Tuesday, April 18, 2017

Eco-friendly lighting: Is it real?

You always hear that LED lights, or light-emitting diodes, are an eco-friendly option next to traditional incandescent bulbs, but are they really? The truth is that traditional incandescent lights waste 90% of the energy that they consume on heat alone. Other ‘energy-efficient’ options, such as halogen incandescent and compact fluorescent bulbs produce light that flows in all directions, wasting light and heat. In this article, we will prove to you that LED lighting is in fact, eco-friendly. 
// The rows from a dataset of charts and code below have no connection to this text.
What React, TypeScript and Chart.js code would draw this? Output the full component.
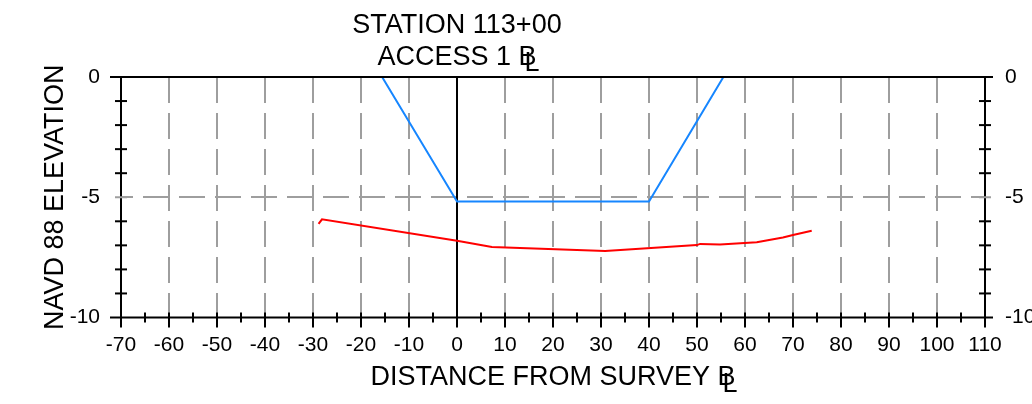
import React, { useEffect, useRef } from 'react';
import { Chart, registerables } from 'chart.js';

Chart.register(...registerables);

// ---- text ----
const TITLE_LINE1 = 'STATION 113+00';
const TITLE_LINE2 = 'ACCESS 1 ';
const X_TITLE = 'DISTANCE FROM SURVEY ';
const Y_TITLE = 'NAVD 88 ELEVATION';
const BL_B = 'B';
const BL_L = 'L';

// ---- axes ----
const X_MIN = -70;
const X_MAX = 110;
const X_STEP = 10;
const X_MINOR = 5;
const Y_MIN = -10;
const Y_MAX = 0;
const Y_STEP = 5;
const Y_MINOR = 1;

// ---- data ----
const designX = [-15.6, 0, 40, 55.5];
const designY = [0, -5.18, -5.18, 0];
const groundX = [-28.84, -28.13, 0, 7.27, 30.86, 49.96, 50.65, 54.8, 62.45, 67.9, 70, 73.9];
const groundY = [-6.11, -5.92, -6.81, -7.07, -7.23, -6.99, -6.94, -6.96, -6.87, -6.67, -6.57, -6.39];

const FONT = '"Liberation Sans", Arial, sans-serif';
const GRID = 'rgb(158,158,158)';
const CLEAR = 'rgba(0,0,0,0)';

const decor = {
  id: 'decor',
  beforeDatasetsDraw(chart: any) {
    const { ctx, chartArea: a, scales } = chart;
    const x0 = scales.x.getPixelForValue(0);
    ctx.save();
    ctx.strokeStyle = '#000';
    ctx.lineWidth = 2;
    ctx.beginPath();
    ctx.moveTo(x0, a.top);
    ctx.lineTo(x0, a.bottom);
    ctx.stroke();
    ctx.restore();
  },
  afterDraw(chart: any) {
    const { ctx, chartArea: a, scales } = chart;
    const x = scales.x;
    const y = scales.y;
    ctx.save();
    ctx.lineWidth = 2;
    ctx.lineCap = 'butt';
    const line = (x1: number, y1: number, x2: number, y2: number, color = '#000') => {
      ctx.strokeStyle = color;
      ctx.beginPath();
      ctx.moveTo(x1, y1);
      ctx.lineTo(x2, y2);
      ctx.stroke();
    };
    // frame
    line(a.left - 1, a.top, a.right + 1, a.top);
    line(a.left - 1, a.bottom, a.right + 1, a.bottom);
    line(a.left, a.top, a.left, a.bottom);
    line(a.right, a.top, a.right, a.bottom);
    // y ticks (both sides)
    for (let v = Y_MIN; v <= Y_MAX; v += Y_MINOR) {
      const py = y.getPixelForValue(v);
      if (v === Y_MIN || v === Y_MAX) {
        line(a.left - 11, py, a.left, py);
        line(a.right, py, a.right + 8, py);
      } else if (v % Y_STEP === 0) {
        line(a.left - 6, py, a.left + 6, py, GRID);
        line(a.right - 6, py, a.right + 6, py, GRID);
      } else {
        line(a.left - 6, py, a.left + 6, py);
        line(a.right - 6, py, a.right + 6, py);
      }
    }
    // x ticks
    for (let v = X_MIN; v <= X_MAX; v += X_MINOR) {
      const px = x.getPixelForValue(v);
      if (v % X_STEP === 0) line(px, a.bottom - 5, px, a.bottom + 10);
      else line(px, a.bottom - 5, px, a.bottom + 5);
    }

    ctx.fillStyle = '#000';
    // title
    const cx = x.getPixelForValue(0);
    ctx.font = `27px ${FONT}`;
    ctx.textBaseline = 'alphabetic';
    ctx.textAlign = 'center';
    ctx.fillText(TITLE_LINE1, cx, 33);
    ctx.textAlign = 'left';
    const w2 = ctx.measureText(TITLE_LINE2 + BL_B).width;
    const s2 = cx - w2 / 2;
    ctx.fillText(TITLE_LINE2, s2, 65);
    const b2 = s2 + ctx.measureText(TITLE_LINE2).width;
    ctx.fillText(BL_B, b2, 65);
    ctx.fillText(BL_L, b2 + 6, 71);

    // x axis title
    ctx.font = `27px ${FONT}`;
    const mid = (a.left + a.right) / 2;
    const wx = ctx.measureText(X_TITLE + BL_B).width;
    const sx = mid - wx / 2;
    ctx.fillText(X_TITLE, sx, 385);
    const bx = sx + ctx.measureText(X_TITLE).width;
    ctx.fillText(BL_B, bx, 385);
    ctx.fillText(BL_L, bx + 5, 392);

    // y axis title
    ctx.font = `27px ${FONT}`;
    ctx.translate(63, (a.top + a.bottom) / 2);
    ctx.rotate(-Math.PI / 2);
    ctx.textAlign = 'center';
    ctx.fillText(Y_TITLE, 0, 0);
    ctx.restore();
  },
};

export default function App() {
  const ref = useRef<HTMLCanvasElement | null>(null);

  useEffect(() => {
    if (!ref.current) return;
    const tickFont = { family: FONT, size: 21 };
    const chart = new Chart(ref.current, {
      type: 'line',
      data: {
        datasets: [
          {
            label: 'Design',
            data: designX.map((v, i) => ({ x: v, y: designY[i] })),
            borderColor: 'rgb(22,134,255)',
            borderWidth: 2,
            pointRadius: 0,
            tension: 0,
            fill: false,
          },
          {
            label: 'Ground',
            data: groundX.map((v, i) => ({ x: v, y: groundY[i] })),
            borderColor: 'rgb(255,0,0)',
            borderWidth: 2,
            pointRadius: 0,
            tension: 0,
            fill: false,
          },
        ],
      },
      options: {
        responsive: false,
        animation: false,
        devicePixelRatio: 1,
        layout: { padding: { top: 77, left: 0, right: 0, bottom: 0 } },
        plugins: {
          legend: { display: false },
          tooltip: { enabled: false },
          title: { display: false },
        },
        scales: {
          x: {
            type: 'linear',
            position: 'bottom',
            min: X_MIN,
            max: X_MAX,
            afterFit: (s: any) => { s.height = 86.5; },
            ticks: {
              stepSize: X_STEP,
              autoSkip: false,
              maxRotation: 0,
              color: '#000',
              font: tickFont,
              padding: 15,
            },
            grid: {
              color: (c: any) => {
                const v = c.tick ? c.tick.value : null;
                return v === null || v === 0 || v === X_MIN || v === X_MAX ? CLEAR : GRID;
              },
              lineWidth: 2,
              drawTicks: false,
            },
            border: { display: false, dash: [26, 10], dashOffset: 0 },
          },
          y: {
            type: 'linear',
            position: 'left',
            min: Y_MIN,
            max: Y_MAX,
            afterFit: (s: any) => { s.width = 121; },
            ticks: { stepSize: Y_STEP, color: '#000', font: tickFont, padding: 21 },
            grid: {
              color: (c: any) => {
                const v = c.tick ? c.tick.value : null;
                return v === null || v === Y_MIN || v === Y_MAX ? CLEAR : GRID;
              },
              lineWidth: 2,
              drawTicks: false,
            },
            border: { display: false, dash: [26, 10], dashOffset: 14 },
          },
          y2: {
            type: 'linear',
            position: 'right',
            display: true,
            min: Y_MIN,
            max: Y_MAX,
            afterFit: (s: any) => { s.width = 47; },
            ticks: { stepSize: Y_STEP, color: '#000', font: tickFont, padding: 20 },
            grid: { display: false, drawTicks: false },
            border: { display: false },
          },
        },
      } as any,
      plugins: [decor],
    });
    return () => chart.destroy();
  }, []);

  return (
    <div style={{ position: 'absolute', left: 0, top: 0, width: 1032, height: 404, background: '#fff' }}>
      <canvas ref={ref} width={1032} height={404} style={{ display: 'block', width: 1032, height: 404 }} />
    </div>
  );
}
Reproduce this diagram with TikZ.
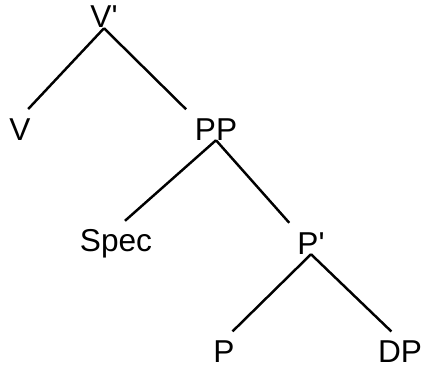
\documentclass[tikz,border=0pt]{standalone}
\usepackage{fontspec}
\setmainfont{Liberation Sans}
\begin{document}
\begin{tikzpicture}[x=0.03cm, y=-0.03cm,
  cat/.style={anchor=base, inner sep=0pt, text height=0.66cm, text depth=0pt,
    font=\fontsize{27}{31}\selectfont},
  br/.style={line width=2.1pt, shorten >=0.36cm}
]
\useasboundingbox (0,0) rectangle (423,367);
% category labels
\node[cat] (vbar) at (104, 28) {V\textquotesingle};
\node[cat] (v) at (20, 140) {V};
\node[cat] (pp) at (216, 140) {PP};
\node[cat] (spec) at (116, 251) {Spec};
\node[cat] (pbar) at (311, 254) {P\textquotesingle};
\node[cat] (p) at (224, 362) {P};
\node[cat] (dp) at (400, 362) {DP};
% branches
\draw[br] (vbar.south) -- (v.north);
\draw[br] (vbar.south) -- (pp.north west);
\draw[br] (pp.south) -- (spec.north);
\draw[br] (pp.south) -- (pbar.north west);
\draw[br] (pbar.south) -- (p.north);
\draw[br] (pbar.south) -- (dp.north);
\end{tikzpicture}
\end{document}
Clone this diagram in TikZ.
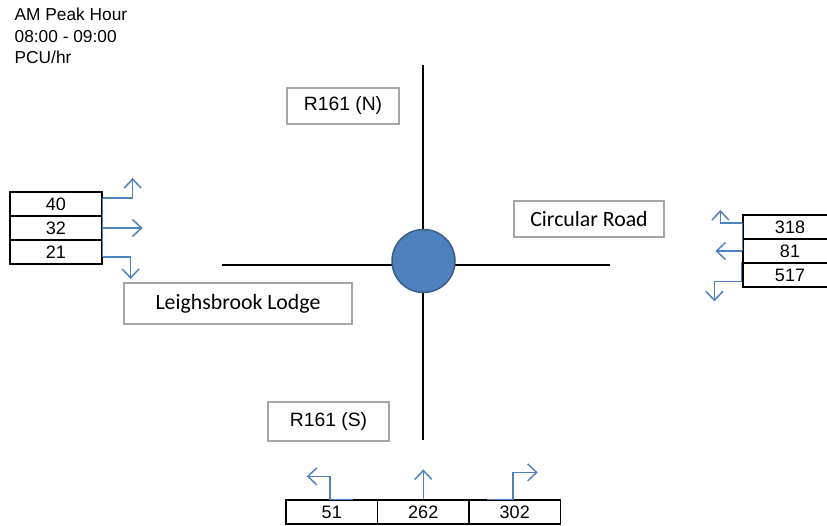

LEDs lower energy use in all kinds of applications.

The Technology of LED
LEDs are constantly improving their technology that uses energy more efficiently and saves energy in indirect ways as well. They not only shine in one direction, but they produce hardly any heat, and last longer than other types of lighting.

Energy Star
Energy Star is a program between the U.S. Department of Energy and the U.S. Environmental Protection Agency. Their goal is to label LED lights that meet energy-efficient guidelines set by both agencies, which guarantee these LEDs consume at least 75% less energy that an incandescent bulb, and last 15 times longer.

Saving With LED
LED lighting will have you saving some serious cash in utilities. According to a 2011 study, an Energy Star-qualified LED bulb only costed an average of $1 a year to operate, compared to the annual costs of an Energy Star-qualified compact fluorescent bulb at $1.20, a halogen incandescent bulb at $3.50 and a traditional incandescent bulb for $4.80. And not only is the annual costs a selling point itself, but an LED’s lifespan ranges from 15 to 25 times longer than a traditional incandescent bulb, which means less trips to the store for light bulbs.

Along with your short term savings, there is even a long term benefit for switching to LED lighting: reducing electricity in the United States. According to the Department of Energy, LEDs could cut the electricity demand in America by 1/3, which has an estimated savings of $265 billion.

LED lights could cut the electricity demand by 1/3 in America.